It’s a blow for the Met, a triumph for peaceful protest and campaigning organisations:

Police surveillance of a peaceful campaigner was deemed to be unlawful today in a ruling that liberty campaigners say could change the way officers are allowed to monitor protesters.

The court of appeal ordered the Metropolitan police to destroy photographs its surveillance teams had taken of arms-trade campaigner Andrew Wood, ruling that they breached his rights under the European convention on human rights.

Superb news. It’s a hammer blow against their forward intelligence team (FIT) units, with their policy of precriminalisation of entirely innocent protesters and campaigning organisations.

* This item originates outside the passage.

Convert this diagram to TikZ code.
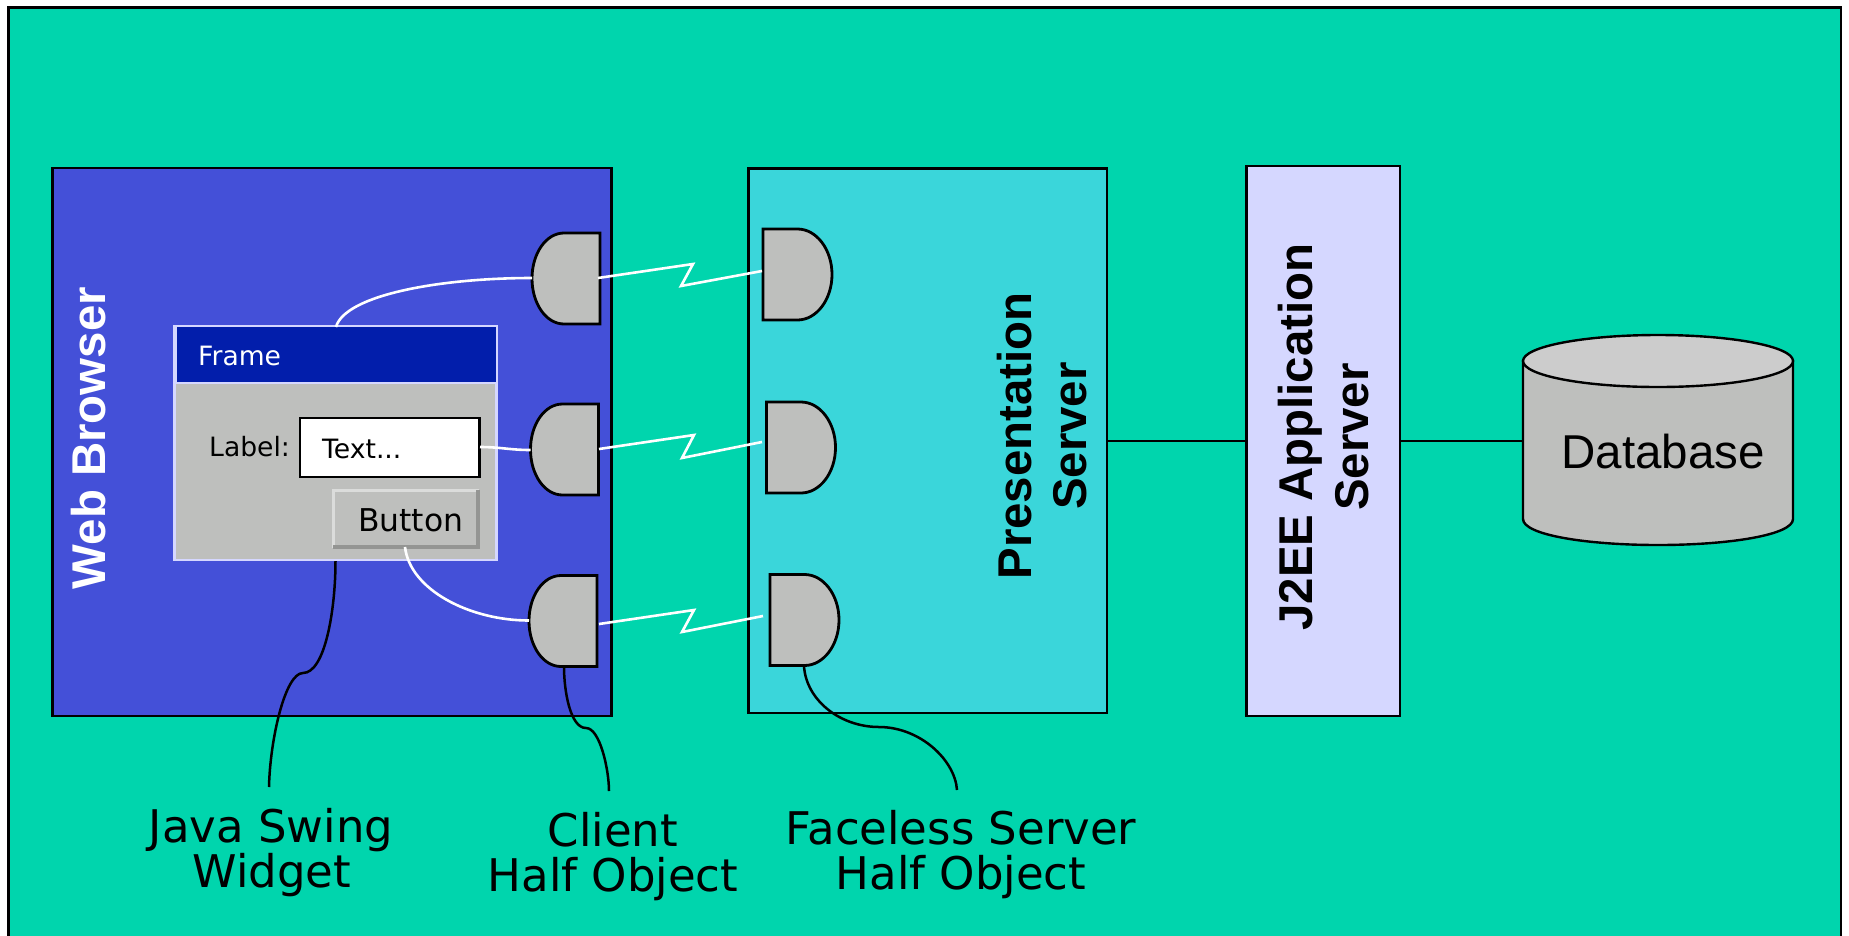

This is something they allegedly do to Greenpeace all the time and it’ll be interesting to see the immediate repurcussions of this ruling.

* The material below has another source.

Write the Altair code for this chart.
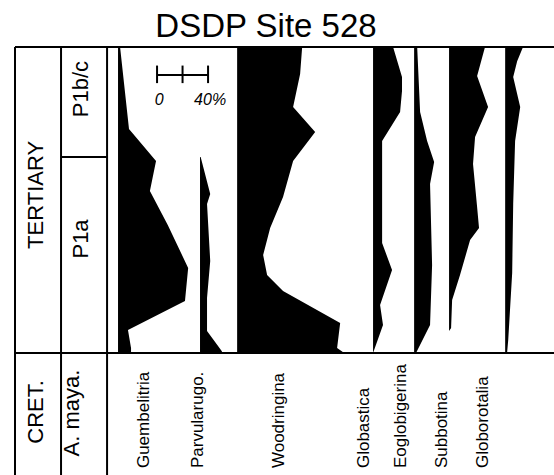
import altair as alt
import pandas as pd

TITLE = "DSDP Site 528"

# ---- data: height above K/T boundary (cm-like units) and relative abundance (%) ----
GUEM_H = [150, 109.8, 94.1, 79.4, 62.7, 41.7, 25.5, 11.3, 2.5, 0]
GUEM_P = [1.6, 8.6, 29.8, 25.0, 39.0, 55.0, 52.5, 7.8, 10.2, 10.2]

PARV_H = [96.1, 78.0, 73.0, 45.1, 27.0, 10.8, 1.0, 0]
PARV_P = [0.5, 8.0, 5.5, 8.0, 5.5, 5.5, 17.0, 17.5]

WOOD_H = [150, 136.8, 120.6, 108.3, 94.1, 76.5, 61.3, 48.0, 38.2, 30.4, 14.7, 2.5, 0]
WOOD_P = [51, 49.4, 43.9, 61.2, 43.9, 36, 25.9, 20.4, 23.5, 36, 80.8, 78.4, 84]

GLOBA_H = [150, 135.3, 128.4, 118.1, 103.9, 53.9, 40.7, 23.5, 13.7, 0]
GLOBA_P = [15.7, 22.7, 22.7, 21.2, 7.1, 7.1, 14.9, 5.5, 7.8, 0]

EOGL_H = [150, 118.1, 103.9, 93.6, 82.8, 43.1, 13.7, 0]
EOGL_P = [2.4, 4.7, 10.2, 15.7, 12.5, 14.1, 12.5, 1.5]

SUBB_H = [150, 135.8, 120.6, 105.9, 92.6, 71.6, 61.3, 55.4, 38.2, 26.0, 12.3, 10.8]
SUBB_P = [28.2, 22.0, 30.6, 20.4, 18.8, 22.0, 23.5, 16.5, 8.6, 2.4, 1.6, 0]

GROT_H = [150, 143.0, 135.3, 120.6, 103.9, 73.0, 39.2, 6.4, 0]
GROT_P = [14.0, 9.4, 6.3, 11.8, 7.8, 6.3, 5.5, 2.4, 1.5]

SPECIES = ["Guembelitria", "Parvularugo.", "Woodringina", "Globastica",
           "Eoglobigerina", "Subbotina", "Globorotalia"]
SERIES = [(GUEM_H, GUEM_P), (PARV_H, PARV_P), (WOOD_H, WOOD_P), (GLOBA_H, GLOBA_P),
          (EOGL_H, EOGL_P), (SUBB_H, SUBB_P), (GROT_H, GROT_P)]

# zones
STAGES = ["TERTIARY", "CRET."]
ZONES = ["P1b/c", "P1a", "A. maya."]
KT_BOUNDARY = 0
P1A_TOP = 96.1
SCALE_LEN = 40  # scale bar length in %

# ---- layout (in axis units) ----
COLUMN_BASE = [8.6, 72.9, 102.0, 208.6, 240.8, 268.2, 312.2]
LABEL_X = [29.0, 71.4, 134.9, 201.6, 230.6, 262.7, 294.9]
LABEL_Y = -56.4
X_DOMAIN = [-72.2, 350.5]
Y_DOMAIN = [-59.8, 150]
STAGE_COL_X = -72.2
ZONE_COL_X = -36.1
PLOT_X = 0
STAGE_LABEL = {"x": [-50.2, -50.2], "y": [77.5, -28.9]}
ZONE_LABEL = {"x": [-14.9, -14.9, -22.0], "y": [129.4, 55.9, -29.4]}
SCALE_X0 = 39.2
SCALE_Y = 136.3
SCALE_TICK = (132.3, 140.9)
SCALE_TXT_Y = 121.6

FONT = "Liberation Sans"

xs = alt.Scale(domain=X_DOMAIN, nice=False, zero=False)
ys = alt.Scale(domain=Y_DOMAIN, nice=False, zero=False)

rows = []
for name, base, (hs, ps) in zip(SPECIES, COLUMN_BASE, SERIES):
    for h, p in zip(hs, ps):
        rows.append({"species": name, "height": h, "pct": p, "base": base})
df = pd.DataFrame(rows)

areas = alt.Chart(df).transform_calculate(
    right="datum.base + datum.pct"
).mark_area(orient="horizontal", color="black", interpolate="linear").encode(
    x=alt.X("right:Q", scale=xs, axis=None, stack=None),
    x2="base:Q",
    y=alt.Y("height:Q", scale=ys, axis=None),
    detail="species:N",
)

top, bot = Y_DOMAIN[1], Y_DOMAIN[0]
right = X_DOMAIN[1]
frame = pd.DataFrame([
    {"x": STAGE_COL_X, "x2": STAGE_COL_X, "y": top, "y2": bot},
    {"x": ZONE_COL_X, "x2": ZONE_COL_X, "y": top, "y2": bot},
    {"x": PLOT_X, "x2": PLOT_X, "y": top, "y2": bot},
    {"x": STAGE_COL_X, "x2": right, "y": top, "y2": top},
    {"x": STAGE_COL_X, "x2": right, "y": KT_BOUNDARY, "y2": KT_BOUNDARY},
    {"x": ZONE_COL_X, "x2": PLOT_X, "y": P1A_TOP, "y2": P1A_TOP},
    # scale bar
    {"x": SCALE_X0, "x2": SCALE_X0 + SCALE_LEN, "y": SCALE_Y, "y2": SCALE_Y},
    {"x": SCALE_X0, "x2": SCALE_X0, "y": SCALE_TICK[0], "y2": SCALE_TICK[1]},
    {"x": SCALE_X0 + SCALE_LEN / 2, "x2": SCALE_X0 + SCALE_LEN / 2, "y": SCALE_TICK[0], "y2": SCALE_TICK[1]},
    {"x": SCALE_X0 + SCALE_LEN, "x2": SCALE_X0 + SCALE_LEN, "y": SCALE_TICK[0], "y2": SCALE_TICK[1]},
])
rules = alt.Chart(frame).mark_rule(color="black", strokeWidth=2).encode(
    x=alt.X("x:Q", scale=xs, axis=None), x2="x2:Q",
    y=alt.Y("y:Q", scale=ys, axis=None), y2="y2:Q",
)

strat_df = pd.DataFrame({"t": STAGES + ZONES,
                         "x": STAGE_LABEL["x"] + ZONE_LABEL["x"],
                         "y": STAGE_LABEL["y"] + ZONE_LABEL["y"]})
strat_txt = alt.Chart(strat_df).mark_text(
    angle=270, align="center", baseline="alphabetic", fontSize=22, font=FONT, color="black"
).encode(x=alt.X("x:Q", scale=xs, axis=None), y=alt.Y("y:Q", scale=ys, axis=None), text="t:N")

sp_df = pd.DataFrame({"t": SPECIES, "x": LABEL_X, "y": [LABEL_Y] * len(SPECIES)})
sp_txt = alt.Chart(sp_df).mark_text(
    angle=270, align="left", baseline="middle", fontSize=17, font=FONT, color="black"
).encode(x=alt.X("x:Q", scale=xs, axis=None), y=alt.Y("y:Q", scale=ys, axis=None), text="t:N")

sc_df = pd.DataFrame({"t": ["0", f"{SCALE_LEN}%"],
                      "x": [SCALE_X0 + 1.6, SCALE_X0 + SCALE_LEN + 1.6],
                      "y": [SCALE_TXT_Y, SCALE_TXT_Y]})
sc_txt = alt.Chart(sc_df).mark_text(
    align="center", baseline="alphabetic", fontSize=16, font=FONT, fontStyle="italic", color="black"
).encode(x=alt.X("x:Q", scale=xs, axis=None), y=alt.Y("y:Q", scale=ys, axis=None), text="t:N")

title = alt.Chart(pd.DataFrame({"t": [TITLE]})).mark_text(
    align="center", baseline="alphabetic", fontSize=33, font=FONT, color="black"
).encode(x=alt.value(251), y=alt.value(-10), text="t:N")

chart = alt.layer(areas, rules, strat_txt, sp_txt, sc_txt, title).properties(
    width=539, height=428,
    autosize=alt.AutoSizeParams(type="none"),
    padding={"left": 15, "top": 47, "right": 0, "bottom": 0},
).configure_view(stroke=None)

chart.save("out.html", embed_options={"renderer": "svg", "actions": False})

Wood, a member of the Campaign Against Arms Trade, had been photographed by a Met surveillance unit in 2005 as he left a meeting in London.

His initial claim that the police action had breached his rights was dismissed by the high court in May last year. But today at the court of appeal in London two out of three judges agreed there had been a “disproportionate interference in the human right to privacy”.

Lord Justice Dyson said: “The retention by the police of photographs taken of persons who have not committed an offence, and who are not even suspected of having committed an offence, is always a serious matter.”

Lord Collins said: “There was a very substantial police presence … when I first read the papers on this appeal, I was struck by the chilling effect on the exercise of lawful rights such a deployment would have.”

The case follows an investigation by the Guardian that revealed police had been targeting thousands of political campaigners in surveillance operations and storing their details on a database for at least seven years.

And now we revisit the DNA database ruling. The European Court of Human Rights tells the government it’s in breach of the European Convention on Human Rights – Jacqui Smith sidesteps the ruling entirely. Who’s to say, political crisis aside, that she’ll behave any differently in this instance?